Task to carry out -> Extract exactly the lines from the top of the records through the line containing "const xStep = 124.7;", and keep pictures out of the copy.

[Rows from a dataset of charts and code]
[BEGIN]
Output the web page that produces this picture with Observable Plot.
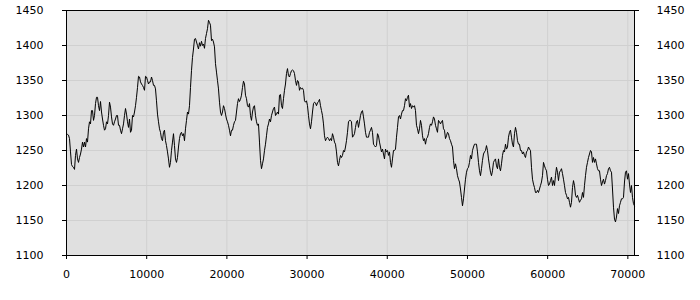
<!DOCTYPE html>
<html>
<head>
<meta charset="utf-8">
<script src="https://cdn.jsdelivr.net/npm/d3@7"></script>
<script src="https://cdn.jsdelivr.net/npm/@observablehq/plot@0.6"></script>
<style>
  html, body { margin: 0; padding: 0; background: #ffffff; }
  #chart { width: 700px; height: 300px; }
</style>
</head>
<body>
<div id="chart"></div>
<script>
// Sample spacing along x (units per sample)
const xStep = 124.7;

// Series values, in order of increasing x
const seriesA = [
  1273,1273,1272,1267,1248,1230,1227,1226,1223,1243,1252,1238,1233,1240,1245,1252,1262,1255,1262,1255,
  1267,1262,1281,1291,1288,1307,1307,1293,1300,1317,1326,1326,1314,1307,1320,1305,1295,1286,1279,1281,
  1291,1288,1300,1319,1312,1298,1288,1286,1291,1295,1300,1300,1286,1286,1279,1274,1281,1288,1300,1310,
  1302,1291,1283,1295,1276,1279,1300,1298,1305,1314,1326,1340,1356,1355,1348,1345,1343,1340,1336,1356,
  1355,1350,1345,1348,1348,1355,1350,1343,1343,1338,1321,1302,1291,1281,1276,1267,1264,1276,1279,1264,
  1257,1248,1238,1226,1233,1250,1262,1274,1257,1238,1233,1240,1255,1267,1274,1276,1271,1274,1264,1281,
  1293,1305,1302,1314,1340,1364,1383,1395,1409,1410,1405,1400,1395,1404,1399,1406,1400,1402,1396,1410,
  1417,1424
];
const seriesB = [
  1436,1433,1429,1407,1409,1405,1398,1374,1362,1350,1338,1319,1305,1300,1305,1314,1310,1302,1295,1291,
  1286,1279,1271,1279,1279,1286,1291,1293,1305,1317,1324,1320,1323,1329,1340,1349,1345,1329,1324,1314,
  1312,1317,1300,1293,1305,1312,1314,1300,1291,1286,1288,1262,1236,1224,1231,1238,1250,1259,1271,1283,
  1288,1295,1291,1300,1305,1310,1312,1300,1302,1305,1302,1329,1330,1314,1310,1324,1336,1345,1360,1367,
  1357,1355,1360,1364,1365,1364,1360,1350,1343,1350,1348,1336,1340,1338,1339,1336,1321,1319,1321,1314,
  1300,1288,1281,1291,1305,1317,1319,1318,1314,1318,1320,1323,1314,1307,1300,1288,1271,1264,1267,1269,
  1267,1264,1267,1264,1274,1269,1262,1259,1248,1233,1228,1236,1243,1240,1243,1250,1248,1255,1264,1276,
  1291,1293
];
const seriesC = [
  1293,1291,1269,1271,1274,1283,1291,1293,1283,1291,1300,1305,1307,1298,1288,1276,1269,1269,1269,1276,
  1279,1283,1276,1259,1257,1255,1257,1274,1271,1262,1255,1248,1252,1245,1238,1252,1248,1250,1243,1248,
  1233,1226,1238,1250,1250,1252,1269,1283,1298,1300,1295,1302,1307,1307,1314,1324,1321,1326,1329,1312,
  1317,1310,1314,1312,1314,1307,1286,1281,1274,1281,1293,1286,1271,1264,1267,1259,1267,1269,1274,1283,
  1288,1286,1291,1298,1295,1286,1281,1276,1293,1291,1288,1291,1293,1281,1279,1267,1271,1276,1274,1267,
  1264,1259,1255,1236,1224,1231,1224,1214,1209,1205,1195,1183,1171,1181,1195,1209,1219,1224,1226,1233,
  1243,1238,1250,1255,1259,1259,1259,1248,1233,1221,1214,1224,1236,1245,1248,1250,1257,1250,1238,1228,
  1219,1214
];
const seriesD = [
  1221,1233,1236,1238,1228,1224,1238,1226,1221,1231,1243,1250,1248,1259,1252,1255,1269,1276,1279,1269,
  1259,1255,1274,1283,1276,1264,1259,1259,1250,1250,1245,1248,1243,1240,1248,1250,1255,1252,1250,1226,
  1209,1202,1197,1190,1190,1193,1190,1195,1200,1205,1214,1233,1228,1224,1221,1209,1200,1202,1207,1212,
  1200,1207,1200,1214,1226,1219,1207,1219,1221,1224,1217,1209,1200,1190,1186,1181,1183,1176,1169,1176,
  1197,1207,1200,1186,1183,1186,1181,1176,1179,1181,1190,1183,1200,1214,1226,1233,1240,1245,1250,1248,
  1233,1240,1233,1238,1231,1224,1221,1221,1209,1200,1205,1209,1202,1207,1214,1217,1224,1226,1221,1219,
  1195,1169,1152,1148,1155,1167,1160,1171,1176,1181,1181,1183,1205,1219,1221,1209,1217,1202,1190,1200,
  1183,1174,1171
];

const xTicks = [0, 10000, 20000, 30000, 40000, 50000, 60000, 70000];
const yTicks = [1100, 1150, 1200, 1250, 1300, 1350, 1400, 1450];
const xDomain = [0, 70830];
const yDomain = [1100, 1450];

const values = [...seriesA, ...seriesB, ...seriesC, ...seriesD];
const data = values.map((v, i) => ({x: i * xStep, y: v}));

const fmt = d => String(d);

const chart = Plot.plot({
  width: 700,
  height: 300,
  marginLeft: 66,
  marginRight: 66,
  marginTop: 10,
  marginBottom: 45,
  style: {fontFamily: "DejaVu Sans", fontSize: "11px", background: "#ffffff", color: "#000000"},
  x: {domain: xDomain, label: null},
  y: {domain: yDomain, label: null},
  marks: [
    Plot.frame({fill: "#e0e0e0", stroke: null}),
    Plot.gridX(xTicks, {stroke: "#d0d0d0", strokeOpacity: 1}),
    Plot.gridY(yTicks, {stroke: "#d0d0d0", strokeOpacity: 1}),
    Plot.line(data, {x: "x", y: "y", stroke: "#000000", strokeWidth: 1}),
    Plot.frame({stroke: "#000000", strokeWidth: 1}),
    Plot.axisX({ticks: xTicks, tickFormat: fmt, tickSize: 4, tickPadding: 11, anchor: "bottom"}),
    Plot.axisY({ticks: yTicks, tickFormat: fmt, tickSize: 4, tickPadding: 19, anchor: "left"}),
    Plot.axisY({ticks: yTicks, tickFormat: fmt, tickSize: 4, tickPadding: 18, anchor: "right"})
  ]
});
document.getElementById("chart").appendChild(chart);
</script>
</body>
</html>
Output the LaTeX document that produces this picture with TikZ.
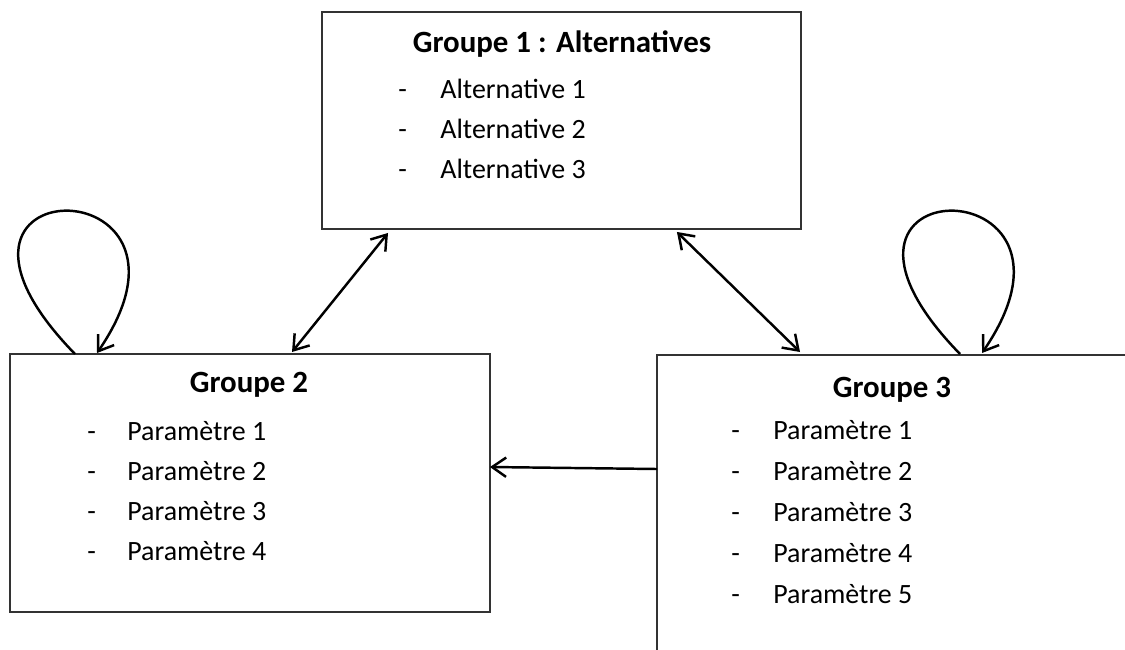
\documentclass[tikz,border=0pt]{standalone}
\usepackage{fontspec}
\setmainfont{Carlito}
\usetikzlibrary{positioning,arrows.meta,calc}
\begin{document}
\begin{tikzpicture}[x=0.02cm,y=-0.02cm,
  font=\fontsize{15.9}{19}\selectfont,
  groupbox/.style={draw=black!80,line width=0.8pt,inner sep=0pt,outer sep=0pt,anchor=north west},
  grouptitle/.style={font=\fontsize{17.6}{21}\selectfont\bfseries,anchor=base,inner sep=0pt},
  itemtext/.style={anchor=base west,inner sep=0pt},
  link/.style={line width=1.4pt,>={Straight Barb[length=8pt,width=11pt]}}]
\useasboundingbox (0,0) rectangle (1125,649);
\clip (0,0) rectangle (1125,649);
\node[groupbox,minimum width=9.58cm,minimum height=4.34cm] (g1) at (322,12) {};
\node[grouptitle] (t1) at (562,52) {Groupe 1 : Alternatives};
\foreach \t[count=\i] in {Alternative 1,Alternative 2,Alternative 3}
\node[itemtext] (d1\i) at (398,{58+40*\i}) {-}
    node[itemtext] (a\i) at (440,{58+40*\i}) {\t};
\node[groupbox,minimum width=9.6cm,minimum height=5.16cm] (g2) at (10,354) {};
\node[grouptitle] (t2) at (249,392) {Groupe 2};
\foreach \t[count=\i] in {Paramètre 1,Paramètre 2,Paramètre 3,Paramètre 4}
\node[itemtext] (d2\i) at (87,{400+40*\i}) {-}
    node[itemtext] (p\i) at (127,{400+40*\i}) {\t};
\node[groupbox,minimum width=9.4cm,minimum height=7cm] (g3) at (657,355) {};
\node[grouptitle] (t3) at (892,397) {Groupe 3};
\foreach \t[count=\i] in {Paramètre 1,Paramètre 2,Paramètre 3,Paramètre 4,Paramètre 5}
\node[itemtext] (d3\i) at (731,{398+41*\i}) {-}
    node[itemtext] (q\i) at (773,{398+41*\i}) {\t};
\draw[link,<->] ($(g1.south west)+(66,4)$) -- ($(g2.north west)+(282,-2)$);
\draw[link,<->] ($(g1.south east)+(-124,3)$) -- ($(g3.north west)+(143,-3)$);
\draw[link,->] ($(g3.north west)+(0,114)$) -- ($(g2.north east)+(0,113)$);
\draw[link,->] ($(g2.north west)+(65,0)$) .. controls +(-185,-190) and +(130,-190) .. ($(g2.north west)+(87,-1)$);
\draw[link,->] ($(g3.north west)+(303,-1)$) .. controls +(-185,-190) and +(130,-190) .. ($(g3.north west)+(325,-2)$);
\end{tikzpicture}
\end{document}
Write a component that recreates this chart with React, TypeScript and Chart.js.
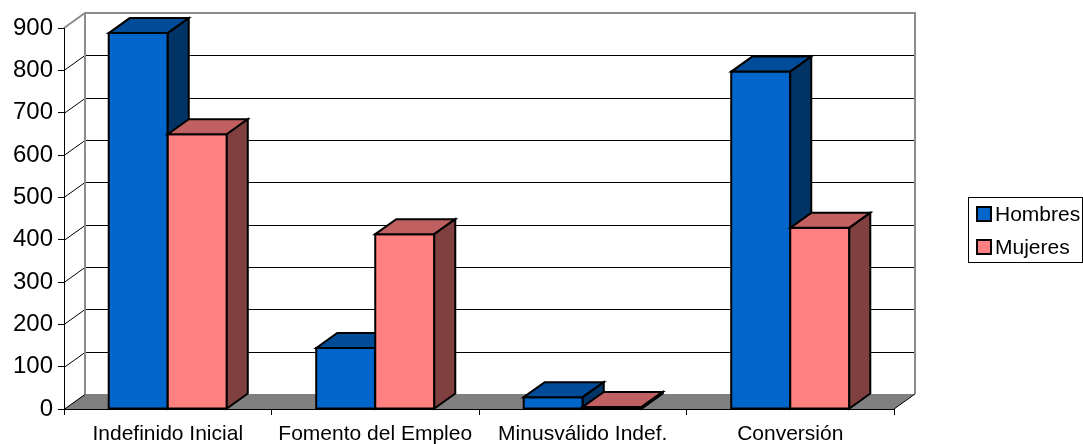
import React, { useEffect, useRef } from "react";
import { Chart, registerables } from "chart.js";

Chart.register(...registerables);

const categories = ["Indefinido Inicial", "Fomento del Empleo", "Minusválido Indef.", "Conversión"];
const seriesNames = ["Hombres", "Mujeres"];
const hombres = [888, 144, 28, 797];
const mujeres = [649, 413, 5, 428];
const yTicks = [0, 100, 200, 300, 400, 500, 600, 700, 800, 900];

const FONT = "'Liberation Sans', Arial, sans-serif";
const DX = 21;
const DY = -15;

const faces = [
  { front: "#0066CC", top: "#004C99", side: "#003366" },
  { front: "#FF8080", top: "#C06060", side: "#804040" },
];

const bar3d = {
  id: "bar3d",
  beforeDatasetsDraw(chart: any) {
    const { ctx, chartArea: a, scales } = chart;
    const y = scales.y;
    const y0 = y.getPixelForValue(0);
    const yTop = y.getPixelForValue(yTicks[yTicks.length - 1]);
    ctx.save();
    // floor
    ctx.fillStyle = "#808080";
    ctx.beginPath();
    ctx.moveTo(a.left, y0);
    ctx.lineTo(a.left + DX, y0 + DY);
    ctx.lineTo(a.right + DX, y0 + DY);
    ctx.lineTo(a.right, y0);
    ctx.closePath();
    ctx.fill();
    // back wall gridlines & left wall diagonals
    ctx.strokeStyle = "#000";
    ctx.lineWidth = 1;
    yTicks.forEach((v) => {
      const py = Math.round(y.getPixelForValue(v)) + 0.5;
      if (v > 0 && v < yTicks[yTicks.length - 1]) {
        ctx.beginPath();
        ctx.moveTo(a.left + DX, py + DY);
        ctx.lineTo(a.right + DX, py + DY);
        ctx.stroke();
      }
      if (v < yTicks[yTicks.length - 1]) {
        ctx.beginPath();
        ctx.moveTo(a.left, py);
        ctx.lineTo(a.left + DX, py + DY);
        ctx.stroke();
      }
    });
    // wall outlines (gray)
    ctx.strokeStyle = "#8c8c8c";
    ctx.lineWidth = 2;
    ctx.beginPath();
    ctx.moveTo(a.left, yTop);
    ctx.lineTo(a.left + DX, yTop + DY);
    ctx.lineTo(a.right + DX, yTop + DY);
    ctx.lineTo(a.right + DX, y0 + DY);
    ctx.stroke();
    ctx.beginPath();
    ctx.moveTo(a.left + DX, yTop + DY);
    ctx.lineTo(a.left + DX, y0 + DY);
    ctx.stroke();
    // front axis lines
    ctx.strokeStyle = "#000";
    ctx.lineWidth = 1;
    ctx.beginPath();
    ctx.moveTo(a.left + 0.5, yTop);
    ctx.lineTo(a.left + 0.5, y0);
    ctx.stroke();
    ctx.beginPath();
    ctx.moveTo(a.left, Math.round(y0) + 0.5);
    ctx.lineTo(a.right, Math.round(y0) + 0.5);
    ctx.stroke();
    ctx.beginPath();
    ctx.moveTo(a.right, y0);
    ctx.lineTo(a.right + DX, y0 + DY);
    ctx.stroke();

    // bars
    ctx.lineWidth = 2;
    ctx.lineJoin = "miter";
    ctx.strokeStyle = "#000";
    const metas = chart.data.datasets.map((_: any, i: number) => chart.getDatasetMeta(i));
    for (let c = 0; c < categories.length; c++) {
      metas.forEach((meta: any, di: number) => {
        const el = meta.data[c];
        if (!el) return;
        const { x, y: top, base, width } = el.getProps(["x", "y", "base", "width"], true);
        const l = x - width / 2;
        const r = x + width / 2;
        const f = faces[di];
        // front
        ctx.fillStyle = f.front;
        ctx.beginPath();
        ctx.rect(l, top, r - l, base - top);
        ctx.fill();
        ctx.stroke();
        // top
        ctx.fillStyle = f.top;
        ctx.beginPath();
        ctx.moveTo(l, top);
        ctx.lineTo(l + DX, top + DY);
        ctx.lineTo(r + DX, top + DY);
        ctx.lineTo(r, top);
        ctx.closePath();
        ctx.fill();
        ctx.stroke();
        // side
        ctx.fillStyle = f.side;
        ctx.beginPath();
        ctx.moveTo(r, top);
        ctx.lineTo(r + DX, top + DY);
        ctx.lineTo(r + DX, base + DY);
        ctx.lineTo(r, base);
        ctx.closePath();
        ctx.fill();
        ctx.stroke();
      });
    }
    ctx.restore();
    return false;
  },
  afterDraw(chart: any) {
    const { ctx } = chart;
    ctx.save();
    ctx.strokeStyle = "#000";
    ctx.lineWidth = 1;
    ctx.strokeRect(968.5, 197.5, 114, 65);
    ctx.font = `21px ${FONT}`;
    ctx.textBaseline = "alphabetic";
    ctx.textAlign = "left";
    seriesNames.forEach((name, i) => {
      const sy = 207 + i * 33;
      ctx.fillStyle = faces[i].front;
      ctx.fillRect(977, sy, 14, 14);
      ctx.lineWidth = 2;
      ctx.strokeRect(977, sy, 14, 14);
      ctx.fillStyle = "#000";
      ctx.fillText(name, 995, sy + 14);
    });
    ctx.restore();
  },
};

export default function App() {
  const ref = useRef<HTMLCanvasElement>(null);
  useEffect(() => {
    if (!ref.current) return;
    const chart = new Chart(ref.current, {
      type: "bar",
      data: {
        labels: categories,
        datasets: [
          { label: seriesNames[0], data: hombres, backgroundColor: faces[0].front },
          { label: seriesNames[1], data: mujeres, backgroundColor: faces[1].front },
        ],
      },
      options: {
        responsive: false,
        animation: false,
        devicePixelRatio: 1,
        layout: { padding: { top: 28, right: 189, left: 0, bottom: 0 } },
        datasets: { bar: { categoryPercentage: 0.569, barPercentage: 1 } },
        plugins: { legend: { display: false }, tooltip: { enabled: false } },
        scales: {
          x: {
            grid: { drawOnChartArea: false, drawTicks: true, tickLength: 6, color: "#000", offset: true },
            border: { display: false },
            ticks: { font: { family: FONT, size: 21 }, color: "#000", padding: 7, maxRotation: 0, autoSkip: false },
            afterFit: (s: any) => { s.height = 35; },
          },
          y: {
            min: 0,
            max: 900,
            afterBuildTicks: (s: any) => { s.ticks = yTicks.map((v) => ({ value: v })); },
            grid: { drawOnChartArea: false, drawTicks: true, tickLength: 6, color: "#000" },
            border: { display: false },
            ticks: { font: { family: FONT, size: 24 }, color: "#000", padding: 5 },
            afterFit: (s: any) => { s.width = 64; },
          },
        },
      },
      plugins: [bar3d],
    } as any);
    return () => chart.destroy();
  }, []);
  return (
    <div style={{ position: "fixed", left: 0, top: 0, width: 1083, height: 444, background: "#fff" }}>
      <canvas ref={ref} width={1083} height={444} />
    </div>
  );
}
[END]
Result of this exercise ->
Output the web page that produces this picture with Observable Plot.
<!DOCTYPE html>
<html>
<head>
<meta charset="utf-8">
<script src="https://cdn.jsdelivr.net/npm/d3@7"></script>
<script src="https://cdn.jsdelivr.net/npm/@observablehq/plot@0.6"></script>
<style>
  html, body { margin: 0; padding: 0; background: #ffffff; }
  #chart { width: 700px; height: 300px; }
</style>
</head>
<body>
<div id="chart"></div>
<script>
// Sample spacing along x (units per sample)
const xStep = 124.7;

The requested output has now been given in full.